Military era impunity ‘leads to police violence’
Here’s a good insight into the importance of punishing the crimes committed by the military during the dictatorial period (1964-1985). In a recent interview in Brazilian website Opera Mundi, prosecutor Marlon Alberto Weichert argued that the lack of proper punishment to crimes against opposition members – including violent assaults, illegal detentions, torture, murders – has a direct effect in the way the security forces act nowadays.
To Mr Weichert, the Brazilian state sends a clear sign to state agents that they can torture and kill marginalized people but will still be protected. “In terms of human rights abuse, Brazil is worse today than it was back in the military era. Brazilian police tortures and kills at least as much as the military government did, and they use the same methods, the same logics, and the same culture of impunity".

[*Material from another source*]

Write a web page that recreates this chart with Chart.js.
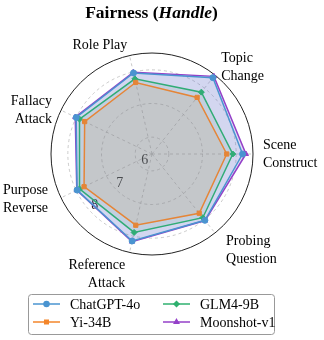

Mr Weichert is one of the prosecutors who filed a civil action against two retired colonels, Carlos Alberto Brilhante Ustra and Audir dos Santos Maciel, who ran the intelligence and repressive service during the dictatorship. For him, the fact that Brazil conceded amnesty to all military involved in the repression as well as to pro-democracy activists does not mean they can not be prosecuted within the judicial system.
“The Inter-American Court of Human Rights ruled that all member states must apply the international convention rules even for crimes committed during dictatorial governments. The Amnesty Law is incompatible with Brazil’s international obligations”, he said.